[Task directions]: State the number of lines in these records that include the word "page", and add nothing to it.

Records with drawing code
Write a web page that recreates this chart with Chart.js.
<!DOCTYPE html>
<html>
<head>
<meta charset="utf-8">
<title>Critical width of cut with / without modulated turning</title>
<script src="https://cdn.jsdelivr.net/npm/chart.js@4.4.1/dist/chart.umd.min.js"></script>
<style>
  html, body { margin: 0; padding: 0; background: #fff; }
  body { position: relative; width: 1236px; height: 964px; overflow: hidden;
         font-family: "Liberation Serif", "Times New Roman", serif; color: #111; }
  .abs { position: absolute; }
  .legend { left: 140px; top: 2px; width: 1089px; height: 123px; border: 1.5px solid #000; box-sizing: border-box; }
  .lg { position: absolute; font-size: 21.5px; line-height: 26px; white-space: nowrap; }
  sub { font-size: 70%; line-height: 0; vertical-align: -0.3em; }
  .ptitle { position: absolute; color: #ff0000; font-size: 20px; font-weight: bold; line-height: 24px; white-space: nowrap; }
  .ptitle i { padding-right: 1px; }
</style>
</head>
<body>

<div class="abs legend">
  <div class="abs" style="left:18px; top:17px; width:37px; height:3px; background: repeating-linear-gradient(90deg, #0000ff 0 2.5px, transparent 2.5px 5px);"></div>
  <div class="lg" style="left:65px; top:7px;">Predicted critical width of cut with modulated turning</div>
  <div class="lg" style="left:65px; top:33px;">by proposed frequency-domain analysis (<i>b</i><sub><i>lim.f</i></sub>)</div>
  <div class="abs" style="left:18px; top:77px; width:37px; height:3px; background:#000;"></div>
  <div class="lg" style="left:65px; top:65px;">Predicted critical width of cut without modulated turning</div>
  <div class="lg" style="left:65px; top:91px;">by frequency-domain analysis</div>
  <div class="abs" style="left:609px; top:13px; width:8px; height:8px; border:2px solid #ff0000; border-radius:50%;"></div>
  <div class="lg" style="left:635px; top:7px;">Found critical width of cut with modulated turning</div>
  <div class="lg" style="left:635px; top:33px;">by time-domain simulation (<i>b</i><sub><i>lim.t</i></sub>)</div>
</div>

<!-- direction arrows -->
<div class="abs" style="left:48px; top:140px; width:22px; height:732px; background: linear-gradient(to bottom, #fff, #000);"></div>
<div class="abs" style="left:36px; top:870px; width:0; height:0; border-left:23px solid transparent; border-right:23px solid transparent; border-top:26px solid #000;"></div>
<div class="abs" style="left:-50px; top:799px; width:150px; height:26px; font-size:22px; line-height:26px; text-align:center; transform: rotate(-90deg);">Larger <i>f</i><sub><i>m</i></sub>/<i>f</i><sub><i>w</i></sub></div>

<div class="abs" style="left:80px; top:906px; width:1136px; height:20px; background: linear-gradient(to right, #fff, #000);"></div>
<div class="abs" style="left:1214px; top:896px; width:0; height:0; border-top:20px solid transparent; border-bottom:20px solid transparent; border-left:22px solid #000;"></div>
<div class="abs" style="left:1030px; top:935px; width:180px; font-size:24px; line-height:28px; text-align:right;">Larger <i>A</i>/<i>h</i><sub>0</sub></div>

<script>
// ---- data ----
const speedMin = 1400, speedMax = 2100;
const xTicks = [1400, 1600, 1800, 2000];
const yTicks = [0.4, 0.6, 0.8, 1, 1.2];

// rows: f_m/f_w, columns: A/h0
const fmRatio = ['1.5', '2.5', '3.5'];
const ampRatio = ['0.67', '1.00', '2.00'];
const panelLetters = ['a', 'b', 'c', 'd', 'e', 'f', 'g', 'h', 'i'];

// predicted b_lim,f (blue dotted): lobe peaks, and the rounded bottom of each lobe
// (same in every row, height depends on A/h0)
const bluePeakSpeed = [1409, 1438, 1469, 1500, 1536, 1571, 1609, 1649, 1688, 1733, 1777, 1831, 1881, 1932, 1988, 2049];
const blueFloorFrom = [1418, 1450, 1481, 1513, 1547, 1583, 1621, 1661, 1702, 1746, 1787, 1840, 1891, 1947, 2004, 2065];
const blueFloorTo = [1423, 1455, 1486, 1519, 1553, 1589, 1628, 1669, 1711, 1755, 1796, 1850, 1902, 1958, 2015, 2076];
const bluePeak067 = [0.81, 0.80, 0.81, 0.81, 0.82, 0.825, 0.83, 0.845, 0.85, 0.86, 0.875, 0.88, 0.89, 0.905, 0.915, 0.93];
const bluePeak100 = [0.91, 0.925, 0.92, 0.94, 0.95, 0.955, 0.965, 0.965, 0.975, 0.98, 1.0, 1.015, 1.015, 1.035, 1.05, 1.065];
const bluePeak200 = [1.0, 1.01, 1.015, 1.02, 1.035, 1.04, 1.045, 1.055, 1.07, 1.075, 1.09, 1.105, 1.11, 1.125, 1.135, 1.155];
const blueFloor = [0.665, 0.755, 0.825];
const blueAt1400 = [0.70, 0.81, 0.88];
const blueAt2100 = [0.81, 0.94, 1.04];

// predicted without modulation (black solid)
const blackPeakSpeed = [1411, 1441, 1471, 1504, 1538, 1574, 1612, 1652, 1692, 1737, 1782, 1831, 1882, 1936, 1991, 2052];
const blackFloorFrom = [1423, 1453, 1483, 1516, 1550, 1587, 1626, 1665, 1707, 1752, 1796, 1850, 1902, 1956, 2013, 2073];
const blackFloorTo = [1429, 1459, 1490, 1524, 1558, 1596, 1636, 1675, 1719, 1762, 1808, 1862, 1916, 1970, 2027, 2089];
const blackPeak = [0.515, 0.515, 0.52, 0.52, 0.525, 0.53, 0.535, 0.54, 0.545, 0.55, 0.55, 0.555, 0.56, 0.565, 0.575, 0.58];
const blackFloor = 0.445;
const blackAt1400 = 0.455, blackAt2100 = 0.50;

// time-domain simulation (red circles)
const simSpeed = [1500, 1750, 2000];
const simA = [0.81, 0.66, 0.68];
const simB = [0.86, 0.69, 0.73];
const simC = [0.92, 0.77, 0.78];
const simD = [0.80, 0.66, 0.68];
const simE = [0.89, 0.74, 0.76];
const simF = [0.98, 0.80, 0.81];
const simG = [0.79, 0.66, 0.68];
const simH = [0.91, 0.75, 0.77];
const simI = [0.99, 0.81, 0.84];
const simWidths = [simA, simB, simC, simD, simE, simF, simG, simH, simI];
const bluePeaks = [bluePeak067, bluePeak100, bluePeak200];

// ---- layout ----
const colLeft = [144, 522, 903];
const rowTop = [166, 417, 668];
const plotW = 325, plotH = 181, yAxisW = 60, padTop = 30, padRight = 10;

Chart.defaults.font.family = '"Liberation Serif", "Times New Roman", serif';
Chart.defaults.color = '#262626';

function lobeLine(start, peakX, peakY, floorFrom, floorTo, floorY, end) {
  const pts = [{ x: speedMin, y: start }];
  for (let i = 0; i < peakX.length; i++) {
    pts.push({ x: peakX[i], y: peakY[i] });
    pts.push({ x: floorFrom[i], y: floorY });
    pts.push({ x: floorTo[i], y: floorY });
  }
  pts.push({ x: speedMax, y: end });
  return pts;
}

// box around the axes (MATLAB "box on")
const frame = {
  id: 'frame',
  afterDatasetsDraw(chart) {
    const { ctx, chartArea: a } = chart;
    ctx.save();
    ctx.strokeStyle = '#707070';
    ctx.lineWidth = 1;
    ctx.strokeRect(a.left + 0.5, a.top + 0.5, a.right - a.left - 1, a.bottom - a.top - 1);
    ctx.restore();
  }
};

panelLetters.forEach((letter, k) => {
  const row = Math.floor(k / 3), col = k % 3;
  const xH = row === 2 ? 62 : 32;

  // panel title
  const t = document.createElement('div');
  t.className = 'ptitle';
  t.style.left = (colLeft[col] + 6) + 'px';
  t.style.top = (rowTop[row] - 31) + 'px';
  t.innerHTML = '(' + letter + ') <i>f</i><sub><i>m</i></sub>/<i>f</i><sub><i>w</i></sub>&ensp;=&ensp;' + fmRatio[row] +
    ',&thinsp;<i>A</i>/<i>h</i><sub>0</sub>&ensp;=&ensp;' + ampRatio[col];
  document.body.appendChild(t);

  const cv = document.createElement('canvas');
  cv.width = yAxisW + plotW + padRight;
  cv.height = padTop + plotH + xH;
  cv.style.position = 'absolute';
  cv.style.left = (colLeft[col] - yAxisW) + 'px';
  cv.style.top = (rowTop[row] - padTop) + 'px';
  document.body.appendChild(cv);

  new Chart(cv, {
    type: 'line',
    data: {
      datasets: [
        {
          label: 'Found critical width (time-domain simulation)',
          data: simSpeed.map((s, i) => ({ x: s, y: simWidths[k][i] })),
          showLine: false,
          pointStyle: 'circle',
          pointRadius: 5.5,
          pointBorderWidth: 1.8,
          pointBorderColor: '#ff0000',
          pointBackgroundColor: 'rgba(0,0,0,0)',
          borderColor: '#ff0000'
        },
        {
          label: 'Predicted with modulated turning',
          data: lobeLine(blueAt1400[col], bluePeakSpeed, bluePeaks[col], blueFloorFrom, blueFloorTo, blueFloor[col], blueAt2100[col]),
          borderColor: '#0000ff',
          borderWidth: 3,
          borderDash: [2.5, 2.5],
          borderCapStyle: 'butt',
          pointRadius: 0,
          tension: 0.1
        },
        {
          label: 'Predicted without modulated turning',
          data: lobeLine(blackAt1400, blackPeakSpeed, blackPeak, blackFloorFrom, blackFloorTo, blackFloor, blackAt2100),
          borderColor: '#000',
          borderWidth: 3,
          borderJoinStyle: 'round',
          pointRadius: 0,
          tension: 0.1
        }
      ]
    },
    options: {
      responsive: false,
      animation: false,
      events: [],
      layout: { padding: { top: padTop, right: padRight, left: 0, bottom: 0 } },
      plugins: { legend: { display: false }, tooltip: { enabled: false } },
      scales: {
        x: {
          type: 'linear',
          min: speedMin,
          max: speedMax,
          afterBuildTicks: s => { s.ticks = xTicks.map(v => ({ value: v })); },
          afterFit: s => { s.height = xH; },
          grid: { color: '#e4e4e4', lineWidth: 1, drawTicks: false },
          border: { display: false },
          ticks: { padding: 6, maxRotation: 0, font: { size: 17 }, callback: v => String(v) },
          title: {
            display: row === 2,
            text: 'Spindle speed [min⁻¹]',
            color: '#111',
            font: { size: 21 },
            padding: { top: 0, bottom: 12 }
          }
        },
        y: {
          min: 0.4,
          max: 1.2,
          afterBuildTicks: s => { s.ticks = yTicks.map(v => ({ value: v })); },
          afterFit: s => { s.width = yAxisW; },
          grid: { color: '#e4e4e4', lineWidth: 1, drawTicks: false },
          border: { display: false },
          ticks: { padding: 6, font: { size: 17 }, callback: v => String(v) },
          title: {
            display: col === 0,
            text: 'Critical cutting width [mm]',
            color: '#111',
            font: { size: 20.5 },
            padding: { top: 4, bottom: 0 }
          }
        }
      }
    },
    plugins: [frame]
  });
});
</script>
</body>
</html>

==

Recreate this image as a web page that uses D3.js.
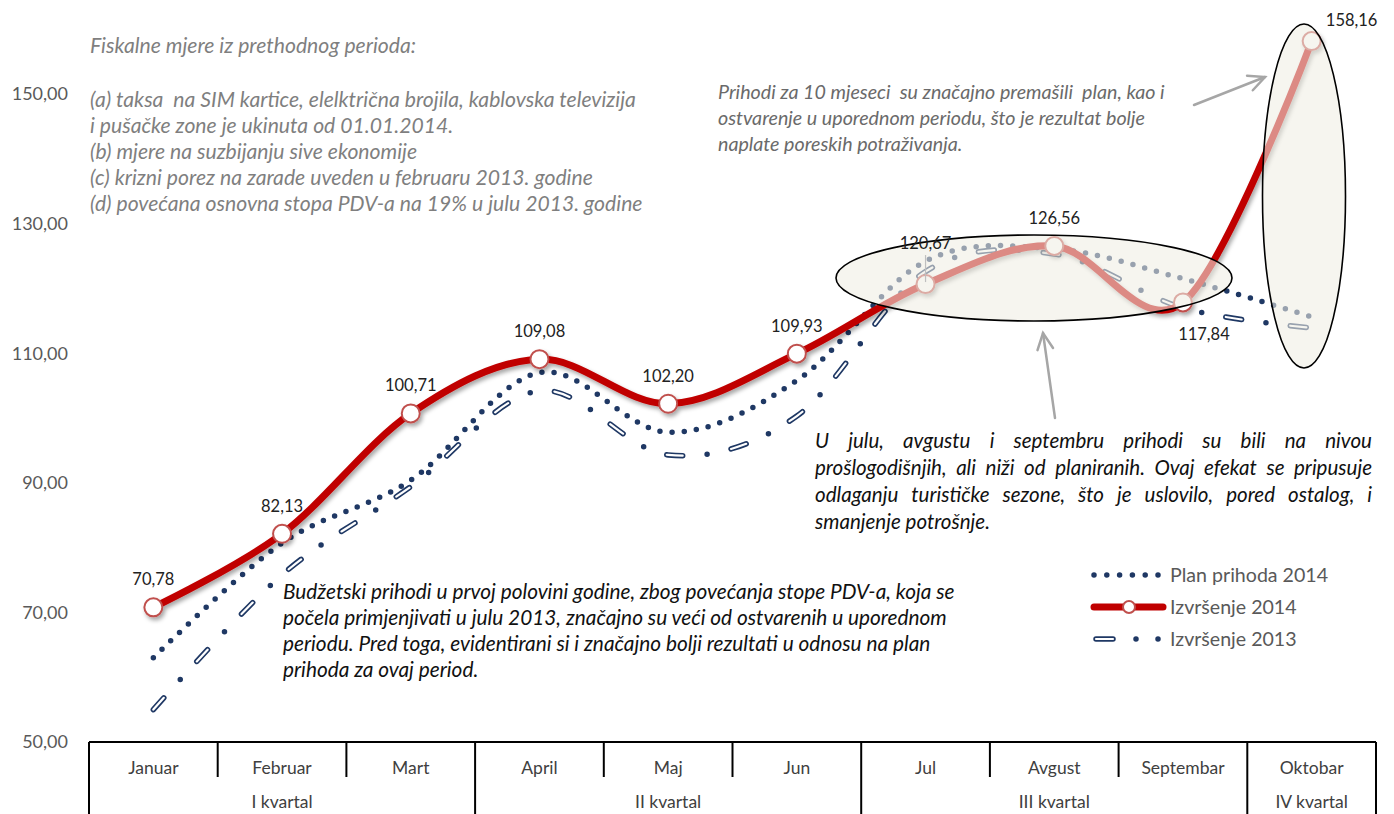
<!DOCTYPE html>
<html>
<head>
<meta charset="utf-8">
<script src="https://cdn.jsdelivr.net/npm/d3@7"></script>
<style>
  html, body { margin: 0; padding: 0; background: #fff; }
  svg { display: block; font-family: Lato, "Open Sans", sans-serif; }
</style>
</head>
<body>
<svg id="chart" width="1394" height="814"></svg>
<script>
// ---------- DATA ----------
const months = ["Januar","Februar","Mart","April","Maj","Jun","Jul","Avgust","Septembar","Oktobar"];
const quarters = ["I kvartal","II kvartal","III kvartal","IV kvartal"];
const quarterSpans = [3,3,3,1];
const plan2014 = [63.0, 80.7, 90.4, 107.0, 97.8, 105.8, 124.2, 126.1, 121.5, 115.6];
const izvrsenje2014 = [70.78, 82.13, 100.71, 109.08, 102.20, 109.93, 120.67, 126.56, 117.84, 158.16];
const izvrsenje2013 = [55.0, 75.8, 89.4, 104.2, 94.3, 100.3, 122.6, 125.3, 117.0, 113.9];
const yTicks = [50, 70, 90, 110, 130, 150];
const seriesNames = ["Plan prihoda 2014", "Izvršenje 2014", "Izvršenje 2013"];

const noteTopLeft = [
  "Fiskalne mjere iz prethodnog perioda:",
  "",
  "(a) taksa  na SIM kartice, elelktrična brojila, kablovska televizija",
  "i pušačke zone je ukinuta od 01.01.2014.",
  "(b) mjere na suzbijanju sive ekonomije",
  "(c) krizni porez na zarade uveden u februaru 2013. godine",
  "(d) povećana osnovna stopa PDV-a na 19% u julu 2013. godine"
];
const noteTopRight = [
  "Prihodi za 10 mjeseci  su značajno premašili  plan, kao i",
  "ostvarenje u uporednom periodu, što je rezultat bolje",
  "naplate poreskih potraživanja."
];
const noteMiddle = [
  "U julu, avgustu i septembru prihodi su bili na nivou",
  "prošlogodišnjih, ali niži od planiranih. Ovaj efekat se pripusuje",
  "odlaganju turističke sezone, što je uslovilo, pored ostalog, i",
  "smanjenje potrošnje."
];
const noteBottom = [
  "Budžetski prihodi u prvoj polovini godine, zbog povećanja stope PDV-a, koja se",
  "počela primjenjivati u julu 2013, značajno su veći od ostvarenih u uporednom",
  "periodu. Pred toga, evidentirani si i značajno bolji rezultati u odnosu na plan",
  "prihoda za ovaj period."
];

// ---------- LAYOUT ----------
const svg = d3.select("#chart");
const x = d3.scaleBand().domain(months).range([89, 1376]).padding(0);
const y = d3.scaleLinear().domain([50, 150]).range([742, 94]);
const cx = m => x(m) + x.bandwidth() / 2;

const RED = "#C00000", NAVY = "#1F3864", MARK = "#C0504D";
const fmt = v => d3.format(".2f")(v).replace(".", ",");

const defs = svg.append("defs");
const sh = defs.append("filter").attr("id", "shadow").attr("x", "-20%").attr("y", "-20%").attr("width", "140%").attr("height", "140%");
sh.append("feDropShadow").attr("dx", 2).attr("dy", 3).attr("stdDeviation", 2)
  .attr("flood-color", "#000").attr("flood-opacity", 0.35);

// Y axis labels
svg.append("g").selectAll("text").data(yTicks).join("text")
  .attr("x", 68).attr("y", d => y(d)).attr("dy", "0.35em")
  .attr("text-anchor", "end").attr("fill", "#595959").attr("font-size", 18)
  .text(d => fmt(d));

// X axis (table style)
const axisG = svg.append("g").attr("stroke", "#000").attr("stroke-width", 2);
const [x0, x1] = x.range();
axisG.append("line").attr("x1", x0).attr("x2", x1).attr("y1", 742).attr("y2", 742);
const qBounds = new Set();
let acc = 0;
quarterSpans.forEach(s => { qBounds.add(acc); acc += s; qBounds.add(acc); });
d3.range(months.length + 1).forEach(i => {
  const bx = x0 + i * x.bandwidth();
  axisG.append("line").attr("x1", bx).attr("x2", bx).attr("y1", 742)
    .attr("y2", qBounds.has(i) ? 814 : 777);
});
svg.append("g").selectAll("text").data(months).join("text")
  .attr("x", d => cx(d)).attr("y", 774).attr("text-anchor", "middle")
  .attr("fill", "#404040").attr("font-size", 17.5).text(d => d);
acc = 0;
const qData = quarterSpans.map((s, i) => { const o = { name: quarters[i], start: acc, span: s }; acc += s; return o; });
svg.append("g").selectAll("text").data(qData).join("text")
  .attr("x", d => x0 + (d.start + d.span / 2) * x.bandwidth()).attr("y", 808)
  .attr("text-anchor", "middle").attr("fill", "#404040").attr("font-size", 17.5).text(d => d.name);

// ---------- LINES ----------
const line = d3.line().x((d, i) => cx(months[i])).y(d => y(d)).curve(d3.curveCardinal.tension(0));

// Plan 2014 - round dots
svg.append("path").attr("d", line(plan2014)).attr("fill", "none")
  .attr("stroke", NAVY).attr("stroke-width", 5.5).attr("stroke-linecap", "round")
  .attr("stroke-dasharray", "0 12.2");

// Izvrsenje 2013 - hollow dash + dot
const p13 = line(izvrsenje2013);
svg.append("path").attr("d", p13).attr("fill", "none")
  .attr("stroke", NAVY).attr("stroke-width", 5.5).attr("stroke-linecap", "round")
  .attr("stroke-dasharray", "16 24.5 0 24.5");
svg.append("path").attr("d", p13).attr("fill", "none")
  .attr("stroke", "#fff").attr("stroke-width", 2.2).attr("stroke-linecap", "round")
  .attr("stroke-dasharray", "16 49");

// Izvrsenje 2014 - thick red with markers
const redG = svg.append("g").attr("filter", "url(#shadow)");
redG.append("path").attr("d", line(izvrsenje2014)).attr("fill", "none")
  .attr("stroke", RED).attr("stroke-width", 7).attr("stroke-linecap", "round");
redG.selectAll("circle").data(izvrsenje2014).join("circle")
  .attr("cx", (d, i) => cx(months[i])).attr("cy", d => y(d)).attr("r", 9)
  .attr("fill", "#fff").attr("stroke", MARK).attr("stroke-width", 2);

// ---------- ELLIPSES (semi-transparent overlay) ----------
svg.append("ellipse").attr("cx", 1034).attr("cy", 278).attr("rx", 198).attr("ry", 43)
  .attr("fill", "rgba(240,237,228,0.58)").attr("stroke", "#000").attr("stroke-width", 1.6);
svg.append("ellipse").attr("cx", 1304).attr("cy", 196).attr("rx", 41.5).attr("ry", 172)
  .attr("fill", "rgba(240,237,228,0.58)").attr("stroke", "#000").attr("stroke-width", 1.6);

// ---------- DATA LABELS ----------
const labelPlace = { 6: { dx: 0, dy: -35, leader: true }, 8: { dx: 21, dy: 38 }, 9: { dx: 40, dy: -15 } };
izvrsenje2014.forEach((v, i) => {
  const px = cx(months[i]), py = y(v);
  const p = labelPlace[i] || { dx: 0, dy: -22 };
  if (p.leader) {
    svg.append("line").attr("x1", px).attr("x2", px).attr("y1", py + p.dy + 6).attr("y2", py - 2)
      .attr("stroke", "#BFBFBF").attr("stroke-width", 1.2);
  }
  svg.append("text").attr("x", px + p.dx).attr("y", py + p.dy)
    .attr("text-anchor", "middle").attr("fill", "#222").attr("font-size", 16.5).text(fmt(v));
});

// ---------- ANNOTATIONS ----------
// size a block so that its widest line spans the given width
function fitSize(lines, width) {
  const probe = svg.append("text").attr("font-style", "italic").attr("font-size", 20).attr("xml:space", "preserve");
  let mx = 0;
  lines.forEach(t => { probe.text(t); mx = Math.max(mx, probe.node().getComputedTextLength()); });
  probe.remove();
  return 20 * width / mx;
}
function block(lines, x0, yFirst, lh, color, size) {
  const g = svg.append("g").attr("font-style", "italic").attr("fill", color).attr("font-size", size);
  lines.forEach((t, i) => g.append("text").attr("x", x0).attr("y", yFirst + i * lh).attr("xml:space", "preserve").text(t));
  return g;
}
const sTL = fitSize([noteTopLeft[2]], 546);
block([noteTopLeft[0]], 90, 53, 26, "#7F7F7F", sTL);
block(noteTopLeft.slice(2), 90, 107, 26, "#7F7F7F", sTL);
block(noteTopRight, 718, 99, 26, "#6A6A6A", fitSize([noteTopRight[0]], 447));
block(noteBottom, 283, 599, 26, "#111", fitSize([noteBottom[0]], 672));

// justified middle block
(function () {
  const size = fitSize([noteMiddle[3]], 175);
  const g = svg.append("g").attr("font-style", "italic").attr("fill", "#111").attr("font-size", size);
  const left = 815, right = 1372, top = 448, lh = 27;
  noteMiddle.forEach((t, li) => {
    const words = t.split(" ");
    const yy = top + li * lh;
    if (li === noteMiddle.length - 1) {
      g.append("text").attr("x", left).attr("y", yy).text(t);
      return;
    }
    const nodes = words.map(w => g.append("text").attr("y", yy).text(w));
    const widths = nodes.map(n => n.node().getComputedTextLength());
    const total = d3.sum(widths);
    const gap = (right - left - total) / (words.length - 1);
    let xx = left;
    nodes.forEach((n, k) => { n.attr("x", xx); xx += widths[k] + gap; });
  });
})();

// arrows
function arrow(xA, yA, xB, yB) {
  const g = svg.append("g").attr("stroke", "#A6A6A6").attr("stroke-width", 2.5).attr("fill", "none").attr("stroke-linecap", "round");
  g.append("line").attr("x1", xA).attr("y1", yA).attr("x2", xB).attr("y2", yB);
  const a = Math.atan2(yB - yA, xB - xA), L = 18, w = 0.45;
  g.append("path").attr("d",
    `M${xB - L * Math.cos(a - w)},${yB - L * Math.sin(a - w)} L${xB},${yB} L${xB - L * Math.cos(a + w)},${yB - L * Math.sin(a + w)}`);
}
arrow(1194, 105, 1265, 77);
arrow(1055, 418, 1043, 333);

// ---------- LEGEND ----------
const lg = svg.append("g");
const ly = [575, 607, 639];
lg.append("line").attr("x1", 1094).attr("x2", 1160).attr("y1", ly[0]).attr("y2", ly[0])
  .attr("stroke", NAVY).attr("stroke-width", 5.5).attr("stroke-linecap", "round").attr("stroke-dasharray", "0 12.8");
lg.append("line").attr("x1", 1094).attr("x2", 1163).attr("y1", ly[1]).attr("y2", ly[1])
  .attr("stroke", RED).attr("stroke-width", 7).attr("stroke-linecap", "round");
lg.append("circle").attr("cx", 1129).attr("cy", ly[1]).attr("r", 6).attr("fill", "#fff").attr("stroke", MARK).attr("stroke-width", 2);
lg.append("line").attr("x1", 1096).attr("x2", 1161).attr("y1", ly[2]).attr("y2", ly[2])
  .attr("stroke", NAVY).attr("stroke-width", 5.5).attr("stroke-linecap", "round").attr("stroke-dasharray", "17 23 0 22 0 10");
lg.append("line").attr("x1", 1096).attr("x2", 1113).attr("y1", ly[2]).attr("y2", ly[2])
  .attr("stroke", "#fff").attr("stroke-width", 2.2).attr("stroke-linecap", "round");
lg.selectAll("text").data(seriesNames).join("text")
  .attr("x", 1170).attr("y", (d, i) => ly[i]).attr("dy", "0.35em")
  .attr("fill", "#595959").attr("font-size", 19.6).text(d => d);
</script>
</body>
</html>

[Written response]: 2